_PROMPT:_
Skip all pictures, then copy the lines from the start of the data through the line with "68.5, 28.5, 46.1];", keeping both ends.

_DATASET CONTENT:_

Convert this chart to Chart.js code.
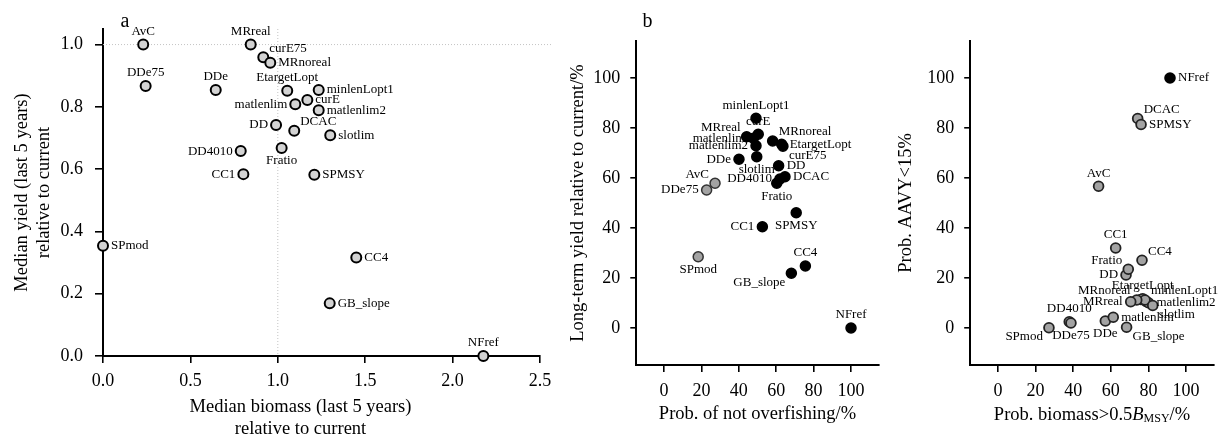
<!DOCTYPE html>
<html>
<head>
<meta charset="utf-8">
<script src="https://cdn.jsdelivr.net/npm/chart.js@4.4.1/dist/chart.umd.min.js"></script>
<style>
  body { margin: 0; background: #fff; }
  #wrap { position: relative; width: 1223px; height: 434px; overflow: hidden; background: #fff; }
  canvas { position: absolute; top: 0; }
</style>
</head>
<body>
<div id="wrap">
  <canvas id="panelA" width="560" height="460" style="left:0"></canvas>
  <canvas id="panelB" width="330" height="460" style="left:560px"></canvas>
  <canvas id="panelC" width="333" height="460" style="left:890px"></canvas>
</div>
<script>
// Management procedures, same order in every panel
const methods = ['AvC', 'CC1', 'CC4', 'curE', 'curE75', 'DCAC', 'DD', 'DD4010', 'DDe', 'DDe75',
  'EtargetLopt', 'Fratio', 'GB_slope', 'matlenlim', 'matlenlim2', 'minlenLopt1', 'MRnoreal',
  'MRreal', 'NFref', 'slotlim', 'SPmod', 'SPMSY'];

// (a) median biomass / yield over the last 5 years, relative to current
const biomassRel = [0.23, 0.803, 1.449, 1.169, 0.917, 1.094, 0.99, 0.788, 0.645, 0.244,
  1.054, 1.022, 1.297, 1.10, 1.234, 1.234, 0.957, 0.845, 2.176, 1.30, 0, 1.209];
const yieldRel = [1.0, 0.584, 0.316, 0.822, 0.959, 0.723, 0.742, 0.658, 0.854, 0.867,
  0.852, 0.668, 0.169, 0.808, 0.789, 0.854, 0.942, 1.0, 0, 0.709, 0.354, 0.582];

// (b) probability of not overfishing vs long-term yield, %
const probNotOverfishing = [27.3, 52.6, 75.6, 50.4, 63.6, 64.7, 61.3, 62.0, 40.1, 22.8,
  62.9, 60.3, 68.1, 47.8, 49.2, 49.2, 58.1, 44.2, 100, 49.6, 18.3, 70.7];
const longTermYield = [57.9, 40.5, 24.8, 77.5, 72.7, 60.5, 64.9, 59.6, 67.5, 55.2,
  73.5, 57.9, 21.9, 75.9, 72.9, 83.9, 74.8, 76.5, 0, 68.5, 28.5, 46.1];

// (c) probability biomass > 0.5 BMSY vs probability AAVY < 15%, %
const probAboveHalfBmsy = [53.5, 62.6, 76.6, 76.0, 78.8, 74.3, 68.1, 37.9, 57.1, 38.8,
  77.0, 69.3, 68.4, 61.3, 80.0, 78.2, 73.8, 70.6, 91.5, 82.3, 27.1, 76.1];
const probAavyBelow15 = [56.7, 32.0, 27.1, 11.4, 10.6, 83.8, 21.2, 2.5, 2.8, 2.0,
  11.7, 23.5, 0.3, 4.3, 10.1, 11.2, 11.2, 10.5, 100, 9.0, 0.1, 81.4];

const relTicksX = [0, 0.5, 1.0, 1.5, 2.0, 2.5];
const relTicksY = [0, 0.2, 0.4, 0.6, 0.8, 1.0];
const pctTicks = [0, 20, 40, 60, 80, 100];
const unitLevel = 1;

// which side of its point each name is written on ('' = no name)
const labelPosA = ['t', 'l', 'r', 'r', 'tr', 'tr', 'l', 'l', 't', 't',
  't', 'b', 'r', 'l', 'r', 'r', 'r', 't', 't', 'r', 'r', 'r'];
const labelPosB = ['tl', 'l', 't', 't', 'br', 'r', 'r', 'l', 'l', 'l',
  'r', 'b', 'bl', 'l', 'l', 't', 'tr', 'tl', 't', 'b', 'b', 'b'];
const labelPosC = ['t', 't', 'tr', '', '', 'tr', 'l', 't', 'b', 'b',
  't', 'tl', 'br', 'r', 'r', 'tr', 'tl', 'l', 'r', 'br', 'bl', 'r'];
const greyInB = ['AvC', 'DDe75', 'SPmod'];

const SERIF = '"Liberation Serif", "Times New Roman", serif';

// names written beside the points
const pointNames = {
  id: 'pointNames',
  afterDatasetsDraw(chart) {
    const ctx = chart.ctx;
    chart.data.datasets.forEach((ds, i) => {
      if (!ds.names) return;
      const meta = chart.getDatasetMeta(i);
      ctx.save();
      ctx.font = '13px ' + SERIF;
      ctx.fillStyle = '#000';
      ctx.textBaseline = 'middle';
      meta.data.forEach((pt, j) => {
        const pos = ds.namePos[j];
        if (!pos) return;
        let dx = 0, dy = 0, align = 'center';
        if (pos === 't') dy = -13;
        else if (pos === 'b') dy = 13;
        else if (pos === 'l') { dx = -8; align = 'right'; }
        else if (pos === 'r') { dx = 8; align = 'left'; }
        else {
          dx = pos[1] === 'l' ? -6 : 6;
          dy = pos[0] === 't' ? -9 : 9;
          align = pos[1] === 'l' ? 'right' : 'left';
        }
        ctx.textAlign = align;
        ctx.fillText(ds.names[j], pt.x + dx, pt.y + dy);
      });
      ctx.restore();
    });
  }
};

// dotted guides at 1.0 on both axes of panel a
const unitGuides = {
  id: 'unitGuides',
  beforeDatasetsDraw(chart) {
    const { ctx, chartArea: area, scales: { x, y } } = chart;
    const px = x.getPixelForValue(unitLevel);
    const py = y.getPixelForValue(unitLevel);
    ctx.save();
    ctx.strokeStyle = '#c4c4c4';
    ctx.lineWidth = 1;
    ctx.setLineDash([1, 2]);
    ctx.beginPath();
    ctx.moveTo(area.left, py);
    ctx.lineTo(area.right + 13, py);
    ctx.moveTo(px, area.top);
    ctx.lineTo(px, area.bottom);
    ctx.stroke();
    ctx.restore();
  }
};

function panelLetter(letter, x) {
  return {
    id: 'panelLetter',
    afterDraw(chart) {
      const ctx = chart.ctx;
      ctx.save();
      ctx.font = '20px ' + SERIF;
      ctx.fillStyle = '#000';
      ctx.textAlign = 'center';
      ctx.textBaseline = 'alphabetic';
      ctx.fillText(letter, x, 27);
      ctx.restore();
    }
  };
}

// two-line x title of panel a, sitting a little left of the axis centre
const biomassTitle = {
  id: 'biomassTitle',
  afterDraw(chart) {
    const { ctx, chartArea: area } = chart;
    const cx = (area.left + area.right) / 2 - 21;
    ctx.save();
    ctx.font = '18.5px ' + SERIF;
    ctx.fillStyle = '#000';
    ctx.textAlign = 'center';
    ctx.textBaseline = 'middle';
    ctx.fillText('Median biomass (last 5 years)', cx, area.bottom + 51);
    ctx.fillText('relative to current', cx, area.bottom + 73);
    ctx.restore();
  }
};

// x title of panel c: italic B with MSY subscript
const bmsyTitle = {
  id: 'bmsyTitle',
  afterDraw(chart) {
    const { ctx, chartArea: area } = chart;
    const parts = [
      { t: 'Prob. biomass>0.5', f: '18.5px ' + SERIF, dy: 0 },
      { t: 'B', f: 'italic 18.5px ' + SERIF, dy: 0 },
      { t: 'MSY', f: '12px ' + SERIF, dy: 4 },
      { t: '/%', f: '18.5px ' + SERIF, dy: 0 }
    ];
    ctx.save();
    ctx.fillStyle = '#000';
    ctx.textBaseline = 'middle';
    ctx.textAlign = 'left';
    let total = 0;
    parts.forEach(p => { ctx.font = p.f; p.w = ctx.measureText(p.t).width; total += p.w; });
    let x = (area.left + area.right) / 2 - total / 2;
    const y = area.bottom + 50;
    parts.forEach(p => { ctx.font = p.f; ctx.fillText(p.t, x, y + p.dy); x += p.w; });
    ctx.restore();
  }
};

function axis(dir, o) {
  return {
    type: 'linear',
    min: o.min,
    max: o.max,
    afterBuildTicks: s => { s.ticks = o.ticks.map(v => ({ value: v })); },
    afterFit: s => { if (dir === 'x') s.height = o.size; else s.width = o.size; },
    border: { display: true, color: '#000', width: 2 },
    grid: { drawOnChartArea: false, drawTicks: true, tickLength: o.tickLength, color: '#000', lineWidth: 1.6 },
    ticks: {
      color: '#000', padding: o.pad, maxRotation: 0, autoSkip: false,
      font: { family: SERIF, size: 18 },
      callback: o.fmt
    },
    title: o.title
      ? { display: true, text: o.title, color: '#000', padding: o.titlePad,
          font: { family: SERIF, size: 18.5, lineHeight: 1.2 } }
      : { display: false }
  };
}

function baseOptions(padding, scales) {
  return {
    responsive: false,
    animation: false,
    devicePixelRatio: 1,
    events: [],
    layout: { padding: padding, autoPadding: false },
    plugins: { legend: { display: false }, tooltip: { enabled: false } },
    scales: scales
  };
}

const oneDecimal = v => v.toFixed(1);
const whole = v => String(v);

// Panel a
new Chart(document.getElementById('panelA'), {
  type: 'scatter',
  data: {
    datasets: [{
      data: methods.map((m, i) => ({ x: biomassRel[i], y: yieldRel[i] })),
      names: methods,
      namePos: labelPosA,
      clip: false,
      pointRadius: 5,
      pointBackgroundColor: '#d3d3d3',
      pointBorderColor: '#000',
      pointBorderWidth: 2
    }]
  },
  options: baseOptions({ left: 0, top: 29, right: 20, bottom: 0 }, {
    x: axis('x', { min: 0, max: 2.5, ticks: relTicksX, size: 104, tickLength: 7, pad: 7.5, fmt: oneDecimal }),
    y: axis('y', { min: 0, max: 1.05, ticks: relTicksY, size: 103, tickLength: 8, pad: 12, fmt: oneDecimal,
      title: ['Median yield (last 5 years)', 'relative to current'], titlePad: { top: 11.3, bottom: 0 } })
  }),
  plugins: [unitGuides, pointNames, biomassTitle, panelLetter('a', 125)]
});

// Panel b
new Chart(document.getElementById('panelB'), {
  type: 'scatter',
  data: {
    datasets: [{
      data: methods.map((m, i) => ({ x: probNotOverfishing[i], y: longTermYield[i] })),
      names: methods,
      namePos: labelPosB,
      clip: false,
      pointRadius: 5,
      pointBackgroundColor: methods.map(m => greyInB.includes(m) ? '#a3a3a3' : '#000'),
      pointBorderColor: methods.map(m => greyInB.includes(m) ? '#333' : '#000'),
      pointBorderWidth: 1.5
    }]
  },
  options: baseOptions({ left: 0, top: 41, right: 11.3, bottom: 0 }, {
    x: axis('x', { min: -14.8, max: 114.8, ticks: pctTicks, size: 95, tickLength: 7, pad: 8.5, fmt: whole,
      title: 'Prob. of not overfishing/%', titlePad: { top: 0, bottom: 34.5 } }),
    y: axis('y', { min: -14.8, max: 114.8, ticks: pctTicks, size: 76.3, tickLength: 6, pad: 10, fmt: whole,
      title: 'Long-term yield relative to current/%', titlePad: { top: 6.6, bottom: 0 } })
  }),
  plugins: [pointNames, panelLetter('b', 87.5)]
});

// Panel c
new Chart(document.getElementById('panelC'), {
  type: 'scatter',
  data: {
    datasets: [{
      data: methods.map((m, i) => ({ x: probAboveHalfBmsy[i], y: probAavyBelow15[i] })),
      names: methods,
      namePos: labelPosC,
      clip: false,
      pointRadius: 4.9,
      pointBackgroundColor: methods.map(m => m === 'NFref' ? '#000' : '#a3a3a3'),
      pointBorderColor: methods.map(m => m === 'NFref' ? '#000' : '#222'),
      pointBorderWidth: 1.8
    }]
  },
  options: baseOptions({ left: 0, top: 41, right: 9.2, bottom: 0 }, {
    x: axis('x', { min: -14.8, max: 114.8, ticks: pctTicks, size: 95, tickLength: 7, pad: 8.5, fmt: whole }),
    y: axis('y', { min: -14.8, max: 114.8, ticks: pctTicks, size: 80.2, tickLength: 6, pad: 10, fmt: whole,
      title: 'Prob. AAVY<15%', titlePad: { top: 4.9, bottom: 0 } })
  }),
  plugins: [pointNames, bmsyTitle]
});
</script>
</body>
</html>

_RESULT OF THIS TASK:_
Convert this chart to Chart.js code.
<!DOCTYPE html>
<html>
<head>
<meta charset="utf-8">
<script src="https://cdn.jsdelivr.net/npm/chart.js@4.4.1/dist/chart.umd.min.js"></script>
<style>
  body { margin: 0; background: #fff; }
  #wrap { position: relative; width: 1223px; height: 434px; overflow: hidden; background: #fff; }
  canvas { position: absolute; top: 0; }
</style>
</head>
<body>
<div id="wrap">
  <canvas id="panelA" width="560" height="460" style="left:0"></canvas>
  <canvas id="panelB" width="330" height="460" style="left:560px"></canvas>
  <canvas id="panelC" width="333" height="460" style="left:890px"></canvas>
</div>
<script>
// Management procedures, same order in every panel
const methods = ['AvC', 'CC1', 'CC4', 'curE', 'curE75', 'DCAC', 'DD', 'DD4010', 'DDe', 'DDe75',
  'EtargetLopt', 'Fratio', 'GB_slope', 'matlenlim', 'matlenlim2', 'minlenLopt1', 'MRnoreal',
  'MRreal', 'NFref', 'slotlim', 'SPmod', 'SPMSY'];

// (a) median biomass / yield over the last 5 years, relative to current
const biomassRel = [0.23, 0.803, 1.449, 1.169, 0.917, 1.094, 0.99, 0.788, 0.645, 0.244,
  1.054, 1.022, 1.297, 1.10, 1.234, 1.234, 0.957, 0.845, 2.176, 1.30, 0, 1.209];
const yieldRel = [1.0, 0.584, 0.316, 0.822, 0.959, 0.723, 0.742, 0.658, 0.854, 0.867,
  0.852, 0.668, 0.169, 0.808, 0.789, 0.854, 0.942, 1.0, 0, 0.709, 0.354, 0.582];

// (b) probability of not overfishing vs long-term yield, %
const probNotOverfishing = [27.3, 52.6, 75.6, 50.4, 63.6, 64.7, 61.3, 62.0, 40.1, 22.8,
  62.9, 60.3, 68.1, 47.8, 49.2, 49.2, 58.1, 44.2, 100, 49.6, 18.3, 70.7];
const longTermYield = [57.9, 40.5, 24.8, 77.5, 72.7, 60.5, 64.9, 59.6, 67.5, 55.2,
  73.5, 57.9, 21.9, 75.9, 72.9, 83.9, 74.8, 76.5, 0, 68.5, 28.5, 46.1];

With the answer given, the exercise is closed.